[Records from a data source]

# # # # #

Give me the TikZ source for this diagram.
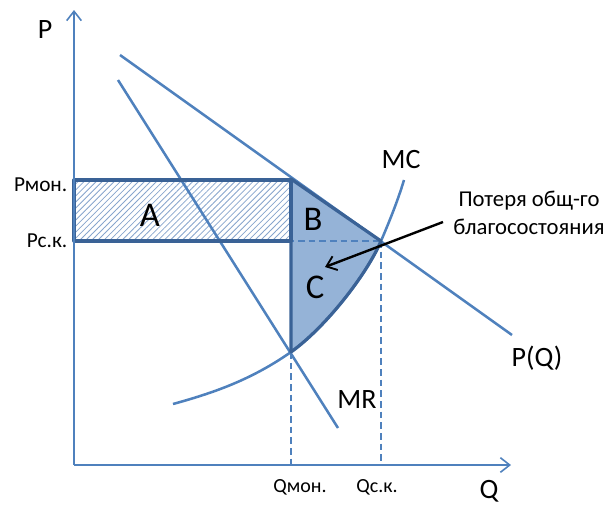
\documentclass[tikz,border=0pt]{standalone}
\usepackage{fontspec}
\setmainfont{Carlito}
\usetikzlibrary{arrows.meta,patterns.meta}
\definecolor{lineblue}{RGB}{79,129,189}
\definecolor{darkblue}{RGB}{58,98,150}
\definecolor{fillblue}{RGB}{149,179,215}
\definecolor{hatchblue}{RGB}{135,165,205}
\begin{document}
\begin{tikzpicture}[x=0.75pt,y=-0.75pt,
  axis/.style={draw=lineblue,line width=1.5pt,-{Straight Barb[length=7pt,width=11pt,line width=1.2pt]}},
  curve/.style={draw=lineblue,line width=1.9pt},
  border/.style={draw=darkblue,line width=2.4pt,line join=round},
  guide/.style={draw=lineblue,line width=1.2pt,dash pattern=on 5pt off 3pt},
  big/.style={font=\fontsize{26}{30}\selectfont},
  mid/.style={font=\fontsize{21}{24}\selectfont},
  small/.style={font=\fontsize{15}{18}\selectfont},
  note/.style={font=\fontsize{17}{21}\selectfont}]
\useasboundingbox (0,0) rectangle (609,507);
% key points
\coordinate (O) at (74,465);
\coordinate (Ytop) at (74,10);
\coordinate (Xend) at (511,465);
\coordinate (D1) at (120,55);
\coordinate (D2) at (512,335);
\coordinate (M1) at (118,80);
\coordinate (M2) at (338,428);
\coordinate (Pm) at (291,179);
\coordinate (E) at (381,241);
\coordinate (K) at (291,352);
\coordinate (Rtl) at (74,180);
\coordinate (Rbr) at (291,241);
\coordinate (Rbl) at (74,241);
\coordinate (Qm) at (291,465);
\coordinate (Qc) at (381,465);
\coordinate (MCs) at (173,404);
\coordinate (MCe) at (404,180);
% region B+C
\fill[fillblue] (Pm) -- (E) .. controls (367,274) and (326,327) .. (K) -- cycle;
% rectangle A
\fill[white] (Rtl) rectangle (Rbr);
\fill[pattern={Lines[angle=45,distance=3.2pt,line width=0.6pt]},pattern color=hatchblue] (Rtl) rectangle (Rbr);
% guides
\draw[guide] (Rbl) -- (E);
\draw[guide] (K) -- (Qm);
\draw[guide] (E) -- (Qc);
% curves
\draw[curve] (D1) -- (D2);
\draw[curve] (M1) -- (M2);
\draw[curve] (MCs) .. controls (213,393) and (251,380) .. (K)
  .. controls (326,327) and (367,274) .. (E)
  .. controls (390,220) and (398,200) .. (MCe);
% borders
\draw[border] (Rtl) rectangle (Rbr);
\draw[border] (Pm) -- (E) .. controls (367,274) and (326,327) .. (K) -- cycle;
% axes
\draw[axis] (O) -- (Ytop);
\draw[axis] (O) -- (Xend);
% labels
\node[mid] (lP) at (45,30) {P};
\node[mid] (lQ) at (489,491) {Q};
\node[small,anchor=east,font=\fontsize{16}{19}\selectfont] (lPm) at (72,185) {Рмон.};
\node[small,anchor=east,font=\fontsize{16}{19}\selectfont] (lPc) at (72,241) {Рс.к.};
\node[big] (lA) at (150,215) {A};
\node[big] (lB) at (313,219) {B};
\node[big] (lC) at (315,287) {C};
\node[mid] (lMC) at (401,160) {MC};
\node[mid] (lMR) at (357,400) {MR};
\node[mid] (lPQ) at (537,358) {P(Q)};
\node[small] (lQm) at (300,487) {Qмон.};
\node[small] (lQc) at (377,487) {Qс.к.};
\node[note,align=center] (note) at (529,213) {Потеря общ-го\\благосостояния};
\coordinate (tip) at (325,267);
\draw[black,line width=1.8pt,-{Straight Barb[length=7pt,width=11pt,line width=1.4pt]}] (443,222) -- (tip);
\end{tikzpicture}
\end{document}
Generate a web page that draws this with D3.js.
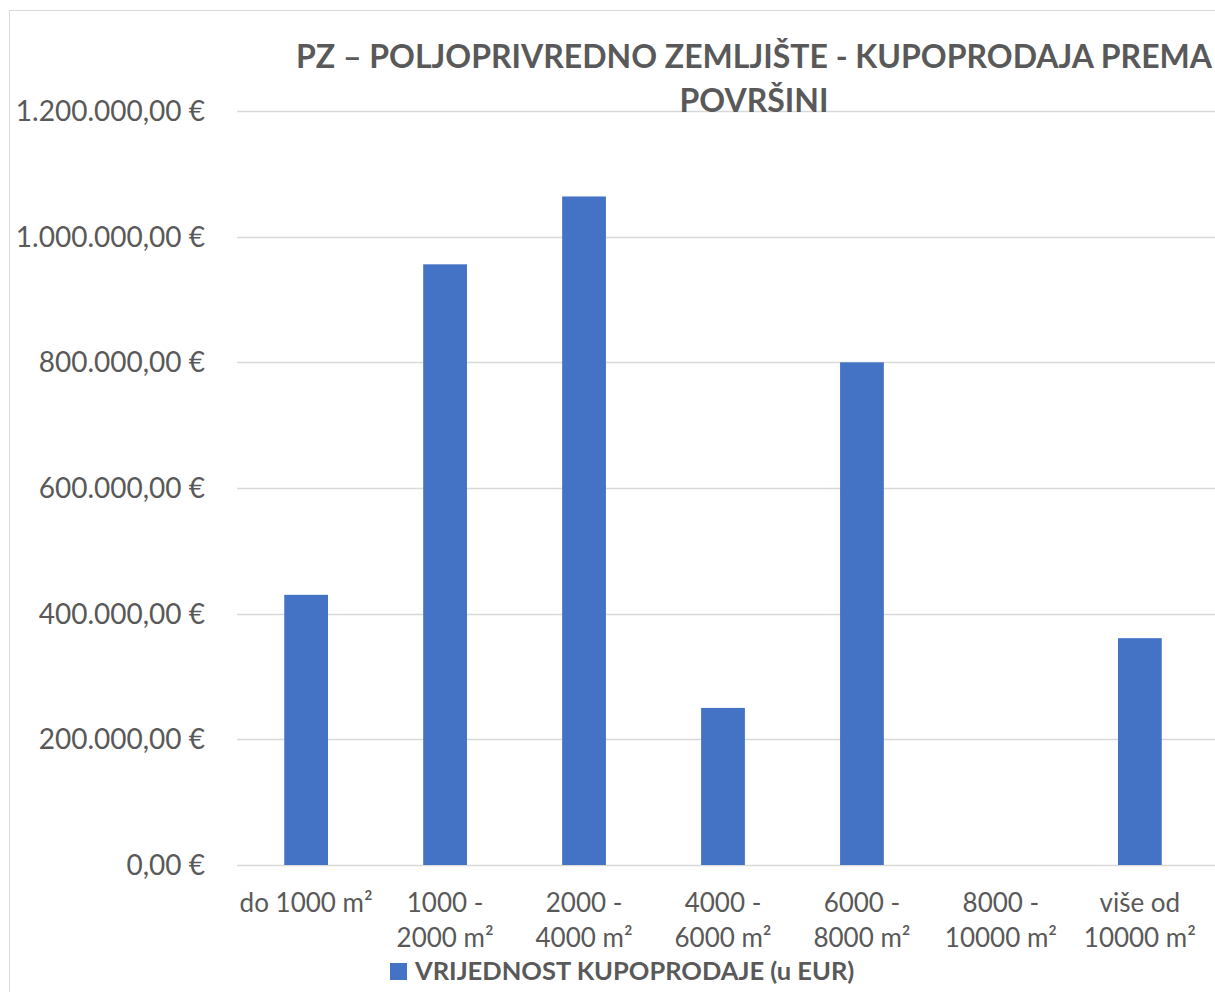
<!DOCTYPE html>
<html lang="hr">
<head>
<meta charset="UTF-8">
<title>PZ – kupoprodaja prema površini</title>
<script src="https://d3js.org/d3.v7.min.js"></script>
<style>
  body { margin: 0; background: #fff; }
  svg { display: block; }
</style>
</head>
<body>
<div id="chart"></div>
<script>
  // categories (two-line labels) and values in EUR
  const categories = [
    ["do 1000 m²"],
    ["1000 -", "2000 m²"],
    ["2000 -", "4000 m²"],
    ["4000 -", "6000 m²"],
    ["6000 -", "8000 m²"],
    ["8000 -", "10000 m²"],
    ["više od", "10000 m²"]
  ];
  const values = [430000, 956000, 1064000, 250000, 800000, 0, 361000];
  const yTicks = [0, 200000, 400000, 600000, 800000, 1000000, 1200000];
  const seriesName = "VRIJEDNOST KUPOPRODAJE (u EUR)";
  const titleLines = ["PZ – POLJOPRIVREDNO ZEMLJIŠTE - KUPOPRODAJA PREMA", "POVRŠINI"];

  const W = 1215, H = 992;
  const plotL = 237, plotR = 1209, plotT = 111, plotB = 865;
  const txt = "#595959", grid = "#d9d9d9", barColor = "#4472c4";
  const font = "Lato, 'Open Sans', sans-serif";

  const svg = d3.select('#chart').append('svg').attr('width', W).attr('height', H);

  // chart border
  svg.append('rect')
    .attr('x', 9.5).attr('y', 10.5)
    .attr('width', 1300).attr('height', 1100)
    .attr('fill', 'none').attr('stroke', grid);

  const x = d3.scaleBand().domain(d3.range(categories.length))
    .range([plotL, plotR]).paddingInner(0.685).paddingOuter(0.34);
  const y = d3.scaleLinear().domain([0, 1200000]).range([plotB, plotT]);

  const fmt = v => d3.format(",.2f")(v).replace(/,/g, "#").replace(".", ",").replace(/#/g, ".") + " €";

  // gridlines
  svg.append('g').selectAll('line').data(yTicks).enter()
    .append('line')
    .attr('x1', plotL).attr('x2', W)
    .attr('y1', d => Math.round(y(d)) + 0.5)
    .attr('y2', d => Math.round(y(d)) + 0.5)
    .attr('stroke', grid).attr('stroke-width', 1.5);

  // y labels
  svg.append('g').selectAll('text').data(yTicks).enter()
    .append('text')
    .attr('x', 205).attr('y', d => y(d))
    .attr('dy', '0.36em')
    .attr('text-anchor', 'end')
    .attr('font-family', font).attr('font-size', 28)
    .attr('fill', txt)
    .text(fmt);

  // bars
  svg.append('g').selectAll('rect').data(values).enter()
    .append('rect')
    .attr('x', (d, i) => x(i))
    .attr('width', x.bandwidth())
    .attr('y', d => y(d))
    .attr('height', d => plotB - y(d))
    .attr('fill', barColor);

  // x labels
  const xl = svg.append('g').selectAll('text').data(categories).enter()
    .append('text')
    .attr('text-anchor', 'middle')
    .attr('font-family', font).attr('font-size', 26)
    .attr('fill', txt);
  xl.selectAll('tspan').data((d, i) => d.map(s => ({ s, i }))).enter()
    .append('tspan')
    .attr('x', d => x(d.i) + x.bandwidth() / 2)
    .attr('y', (d, j) => 912 + j * 35)
    .text(d => d.s);

  // title
  svg.append('g').selectAll('text').data(titleLines).enter()
    .append('text')
    .attr('x', 754).attr('y', (d, i) => 68 + i * 44)
    .attr('text-anchor', 'middle')
    .attr('font-family', font).attr('font-size', 32).attr('font-weight', 'bold')
    .attr('fill', txt)
    .text(d => d);

  // legend
  svg.append('rect').attr('x', 390).attr('y', 963).attr('width', 17).attr('height', 17).attr('fill', barColor);
  svg.append('text')
    .attr('x', 415).attr('y', 980)
    .attr('font-family', font).attr('font-size', 25.5).attr('font-weight', 'bold')
    .attr('fill', txt)
    .text(seriesName);
</script>
</body>
</html>
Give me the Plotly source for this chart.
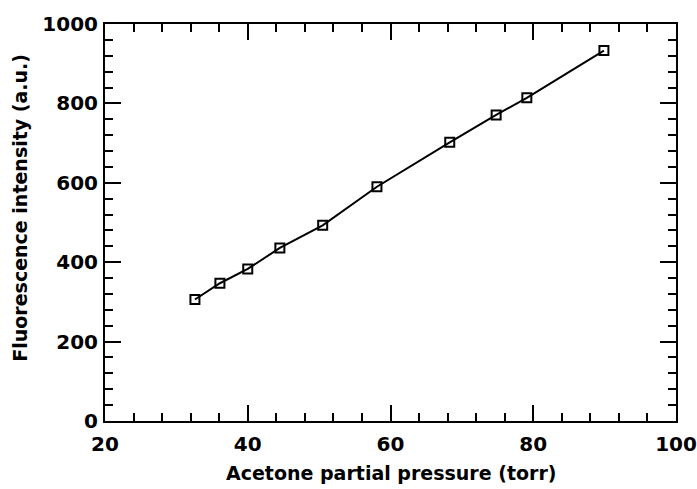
import plotly.graph_objects as go

pressure_torr = [32.6, 36.1, 40.0, 44.5, 50.5, 58.1, 68.3, 74.8, 79.1, 89.9]
fluorescence_au = [306, 347, 383, 436, 493, 590, 702, 771, 814, 933]

x_ticks = [20, 40, 60, 80, 100]
y_ticks = [0, 200, 400, 600, 800, 1000]

x_title = "Acetone partial pressure (torr)"
y_title = "Fluorescence intensity (a.u.)"

FONT = "DejaVu Sans"

fig = go.Figure()
fig.add_trace(go.Scatter(
    x=pressure_torr, y=fluorescence_au,
    mode="lines+markers",
    line=dict(color="black", width=2),
    marker=dict(symbol="square-open", size=9, color="black", line=dict(color="black", width=2)),
    showlegend=False,
))

axis_common = dict(
    showline=True, linecolor="black", linewidth=2, mirror="allticks",
    ticks="inside", ticklen=16, tickwidth=2, tickcolor="black",
    showgrid=False, zeroline=False, automargin=False,
    tickfont=dict(family=FONT, size=20, color="black", weight="bold"),
)

fig.update_xaxes(
    range=[20, 100], tickvals=x_ticks, ticktext=[str(v) for v in x_ticks],
    minor=dict(ticks="inside", dtick=4, tick0=20, ticklen=8, tickwidth=2, tickcolor="black"),
    ticklabelstandoff=4,
    **axis_common,
)
fig.update_yaxes(
    range=[0, 1000], tickvals=y_ticks, ticktext=[str(v) for v in y_ticks],
    minor=dict(ticks="inside", dtick=40, tick0=0, ticklen=8, tickwidth=2, tickcolor="black"),
    ticklabelstandoff=1,
    **axis_common,
)

title_font = dict(family=FONT, size=19, color="black", weight="bold")
fig.add_annotation(text=x_title, xref="paper", yref="paper", x=0.5, y=-0.131,
                   xanchor="center", yanchor="middle", showarrow=False, font=title_font)
fig.add_annotation(text=y_title, xref="paper", yref="paper", x=-0.149, y=0.537,
                   xanchor="center", yanchor="middle", showarrow=False, textangle=-90,
                   font=title_font)

fig.update_layout(
    width=697, height=489,
    margin=dict(l=105, r=21, t=24, b=68),
    paper_bgcolor="white", plot_bgcolor="white",
)

# remove the default page-body margin so the figure fills the window exactly
fig.write_html(
    "out.html",
    config={"displayModeBar": False},
    post_script="document.body.style.margin='0';document.body.style.overflow='hidden';",
)
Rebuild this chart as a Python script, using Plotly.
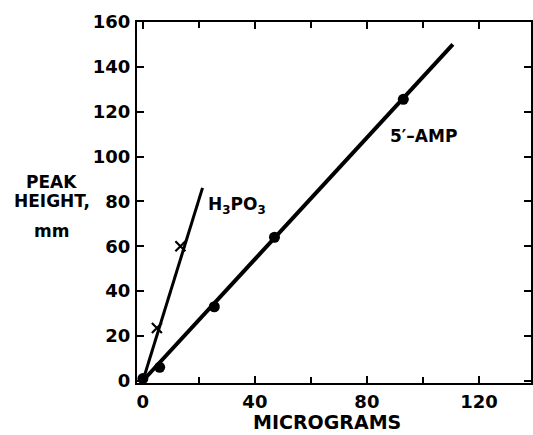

# # # # #

## TASK PROMPT
Look through the entries above; copy every line holding the string "chart".

## EXPECTED ANSWER
<div id="chart"></div>
  const svg = d3.select('#chart').append('svg').attr('width', W).attr('height', H);
  // chart border
Give me the Plotly source for this chart.
Rebuild this chart as a Python script, using Plotly.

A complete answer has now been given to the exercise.